Rosemary Turkey Meatloaf by Susan

1 1/2 lbs ground turkey
1 tbsp oil
1 medium onion, chopped
3 cloves garlic, minced
2 tbsp fresh rosemary or 2 tsp dried rosemary
2 tbsp fresh thyme or 2 tsp dried thyme
salt & pepper to taste
1 egg
1/4 cup ketchup
1 tbsp Worcestershire sauce
1/2 cup dried bread crumbs

In a large skillet, heat the oil then stir fry onion, garlic, rosemary, thyme, salt and pepper for about 2-3 minutes or the onions are translucent but not turning brown. While stir frying, beat the egg in a large bowl. Then add onion stir fry mixture, ketchup, and Worcestershire sauce. Stir. Add ground turkey and bread crumbs, kneading with your hands until completely combined.

To Eat Now: Bake for 1 hour at 350 degrees or until meat thermometer reads 170 degrees

To Freeze: I didn't have disposable loaf pans on hand, so I lined my loaf pan with foil and shaped the meatloaf in it. Wrapped the loaf in the foil, placed it in a labeled Freezer bag and froze it raw.

Serving Day:
Thaw meatloaf completely.
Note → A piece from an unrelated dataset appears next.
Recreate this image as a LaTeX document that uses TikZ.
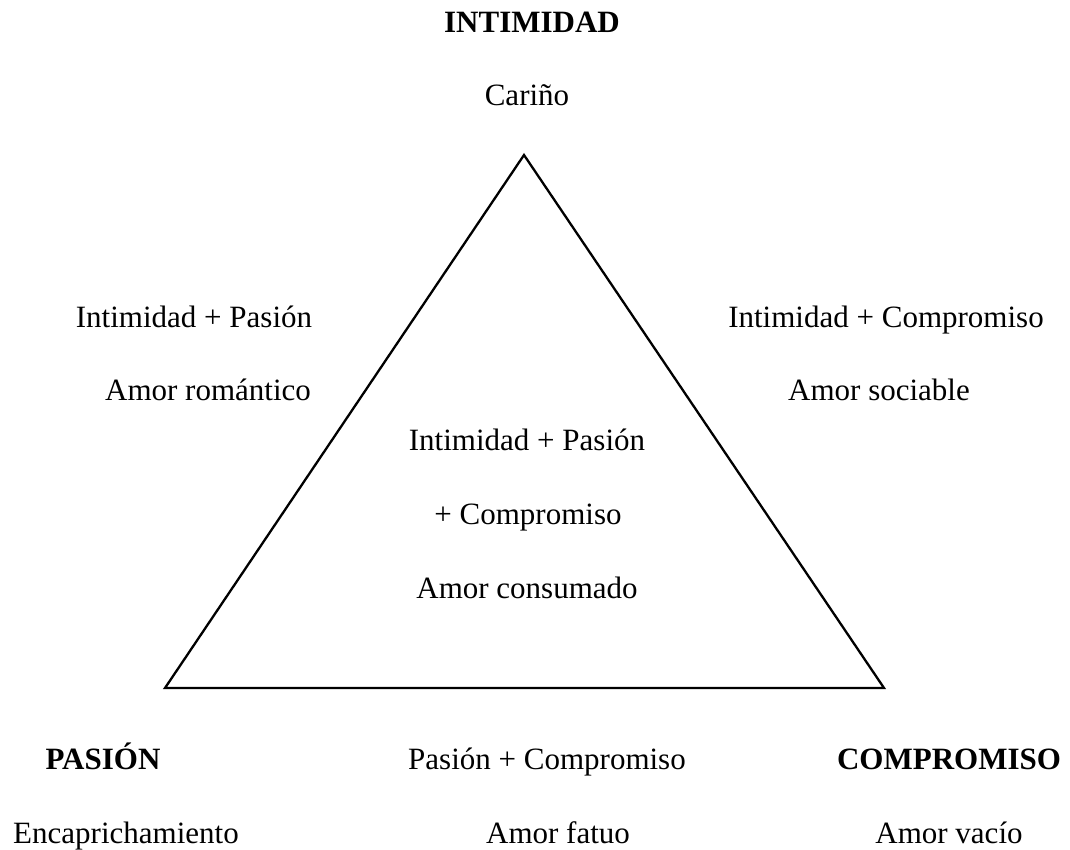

Place in 350 degree oven for 1 hour or until internal temperature reaches 170 degrees.

Adapted from :


  1. Very different. We really enjoyed it. The leftovers made a good sandwich too. Thanks Susan!

  2. Wow! We were pleasantly surprised by the awsome flavor of this meatloaf!Thanks for something new and delicious!

  3. This is not your regular meatloaf. It was a nice change in pace. Chad and I really liked it. Some of the kids ate it with ketchup.

  4. This was really good. Holly especially loved it! Thanks Susan.